“To feel is to be vulnerable. To believe vulnerability is weakness is to believe that feeling is weakness. To foreclose on our emotional life out of a fear that the costs will be too high is to walk away from the very thing that gives purpose and meaning to living.” Brené Brown
But he said to me, “My grace is sufficient for you, for my power is made perfect in weakness.” Therefore I will boast all the more gladly of my weaknesses, so that the power of Christ may rest upon me. For the sake of Christ, then, I am content with weaknesses, insults, hardships, persecutions, and calamities. For when I am weak, then I am strong.
I’m no longer much of a blogger. I’ve had some kind of writing block for several years and I”m just now coming out of whatever that fog was all about. I think it had a lot to do with the grief associated with the death of my Brother and handling his estate, the prospect of tearing down my childhood home and losing my long time job. Well that and no longer having an emotional or ideological connection to much of my evangelical community. Sadly I think that last line is the real factor in my absence here. I went through so much upheaval in such a short amount of time and I desperately needed a spiritual family to lean on for comfort and support. I haven’t been able to find that anchor or connection among the evangelicals I know or used to worship with and that’s been really devastating to me. I love people from all walks of life and I yearn to connect and grow and share Christ with them but it seems like division has hardened the hearts of so many supposed followers of Christ where I live, it’s disheartening and I have really struggled trying to understand it all and figure out how to have some kind of community connection.
In my dismay I have had to ask myself and God a lot of hard questions and for the time being I’m not attending Church. After the initial grief wore off I actually feel somewhat liberated. Jesus has not changed but I feel like my faith has grown even as he removed so much dead wood out of my path. His anchor still holds, even if sometimes I’m reeling from this trip we are on together. I’m really hoping to start writing again and to clean up this little blog and start some kind of discussion or at least a coherent thought process for myself here. One thing that I have learned is that one way to alleviate my own misery or confusion is to try to connect and somehow help other people. I’ve been thinking long and hard and praying about the one thing I know helps me to understand and empathize with others is expressing my own vulnerabilities and struggles. Webster’s says that Vulnerability is defined as uncertainty, risk and emotional exposure. Yikes. This is hard, heady stuff but I think it’s the answer to clearing my own head and hopefully getting into the heads and hearts of other people….just being real and talking about things that make me uncomfortable helps me process things and hopefully it will resonate with someone else out there struggling with similar issues.
I”m on a bit of a quest so bear with me dear reader (if anyone is actually still here). I’m going to start talking about the very things I struggle with and the things I pester God about on a regular basis.
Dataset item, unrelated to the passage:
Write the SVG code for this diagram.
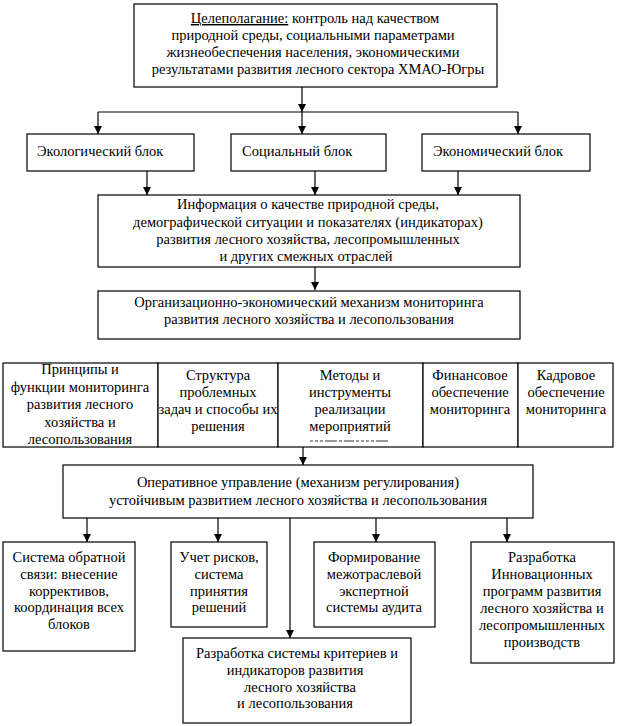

Being old and single and dealing with aging, questions about how to handle loneliness, sex and celibacy, lack of faith, depression, mental illness and all the things I felt too taboo to discuss with other people in my previous church experiences are going to be on the table here now. Things in my own life that aren’t sanitized or easy to open up about. I know I”m not the only Christian who has these questions and struggles with perfection or comparison and things like longing, frustration or sadness so I”m going to try to be brave and actually go there. I’m not totally sure where I”m headed but I’m going to ask lots of questions and humbly ask that you bear with me kindly. I’m working my way through years of abuse and my experience with being raped at 21 as well. It’s been a very hard road and I’m so thankful that Jesus has seen me through the worst of memories but I think sharing those experiences, though terrifying will help me to let go and also possibly help someone else dealing with guilt or shame or just misunderstanding or past hurts. So much of what constitutes “Christian” counseling is just more shame piled on top of more shame. I have been a victim of that branch of so called counseling and it’s hurtful and horrible…evil even in some circumstances and the only help I can offer is to discuss my own experiences here and pray that God uses them to encourage or strengthen someone else who is hurting. That’s the plan for the time being, I hope to have something useful to say that’s helpful to someone in the very near future. In the meantime pray for me if you think of it. Just starting to think about writing about difficult topics makes me a little bit nervous.